Why ai needs dom to fix bugs
If you aren't providing DOM context, you're doing manual QA the hard way. Imagine the scenario: a dropdown menu disappears on hover. You take a screenshot, highlight the area in red, and send it to your agent. The agent suggests changing z-index because that's the most common fix. But the real issue is a missing pointer-events rule deep in a global stylesheet. If your prompt included the actual DOM path—the path a tool like markagent captures—the agent would see the structure, identify the conflict, and suggest the edit to the correct file path. It’s the difference between a guess and a surgical strike.
The failure of traditional design handoff limitations
Design handoff limitations are systemic, and current workflows are designed for human front-end developers, not autonomous agents. We’ve been living in a "spec-heavy" culture—Zeplin, Inspect mode, PDF redlines—where we over-communicate the visual and under-communicate the structural. When an agent enters the workflow, these documents become irrelevant. The agent doesn't need to know the hex code of the border-radius; it needs to know the component hierarchy so it can inject the style override into the correct React or Vue file.
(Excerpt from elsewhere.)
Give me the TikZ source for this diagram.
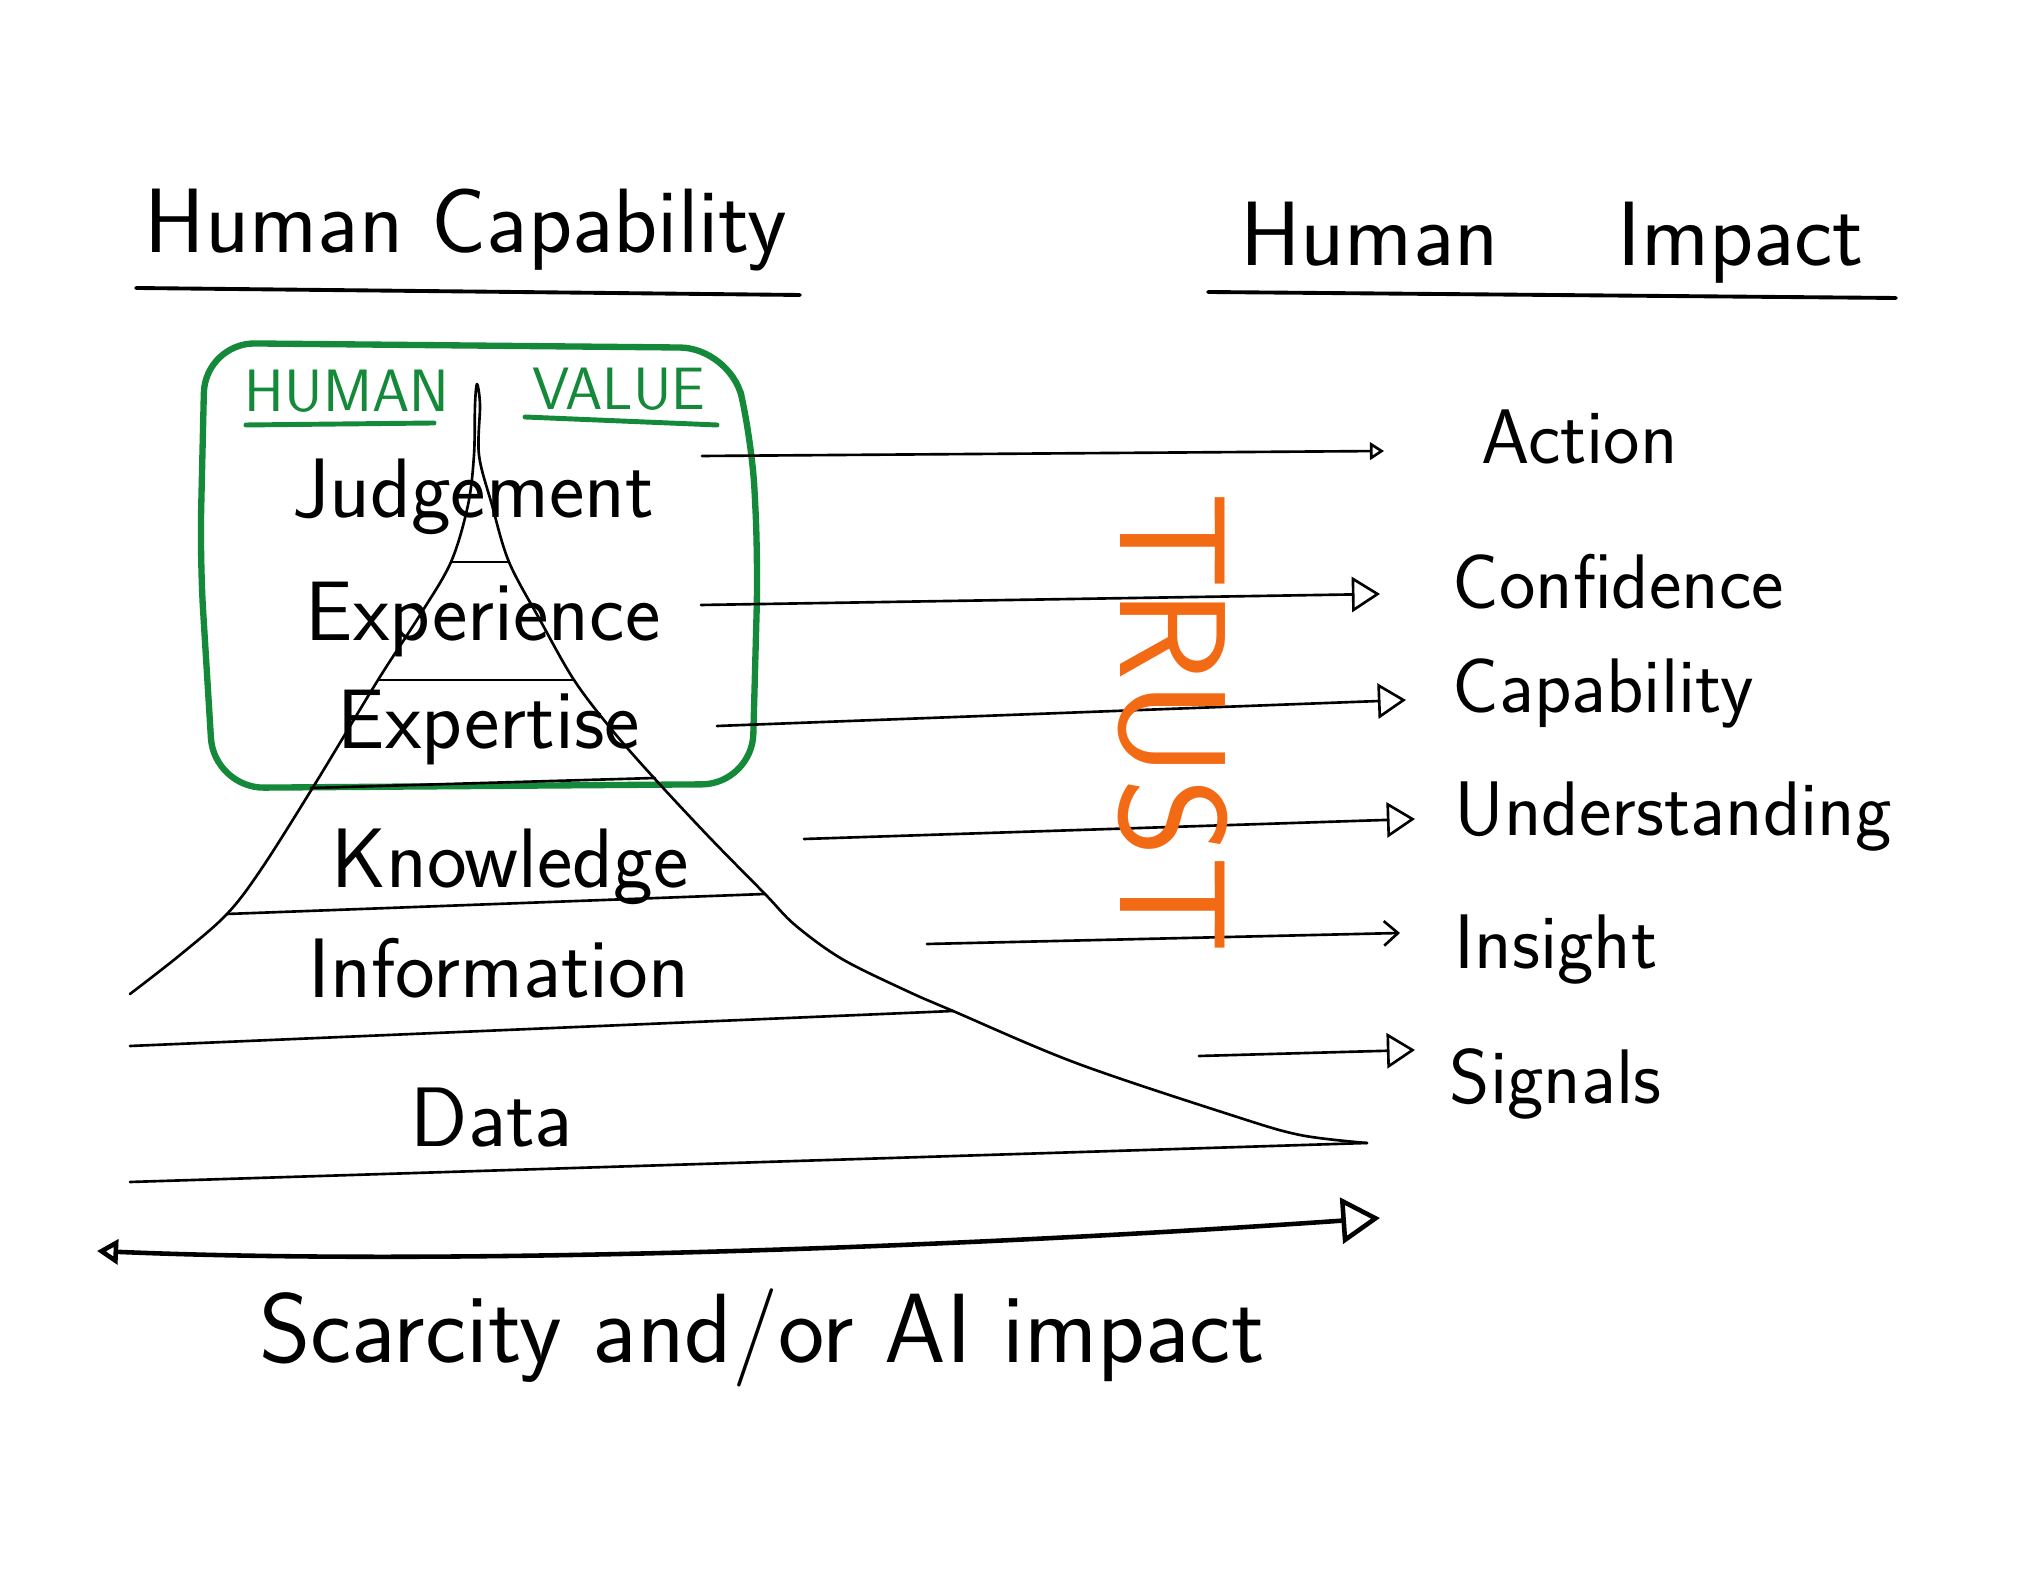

Stop sending design specs to a machine that needs code maps.
Stop typing "the button on the left"
You're wasting cycles describing the UI to a machine that can see the code behind it. Instead of typing out descriptions of layout failures, click the specific element. When you use tools designed for agent-based workflows, you capture the component name, the file path, and the selector in one movement. This turns a conversation about "fixing that weird gap" into a precise directive: "Update the padding on src/components/Header/Nav.tsx at .nav-item-container." It’s a shift from natural language ambiguity to structural precision.
The shift to machine-readable feedback
Your feedback loop is broken if it requires manual translation. Stop translating your visual findings into text for an AI. If you're a PM or an engineer, you should be generating structured markdown that acts as a prompt. This is the only way to scale. If your agent is working on a codebase, it should be receiving the exact file path and the specific DOM context associated with the issue. Anything less is just noise, and you’re the one paying the price in debugging time.
Stop narrating your UI issues. Start shipping the metadata. Your agents are only as good as the context you force-feed them.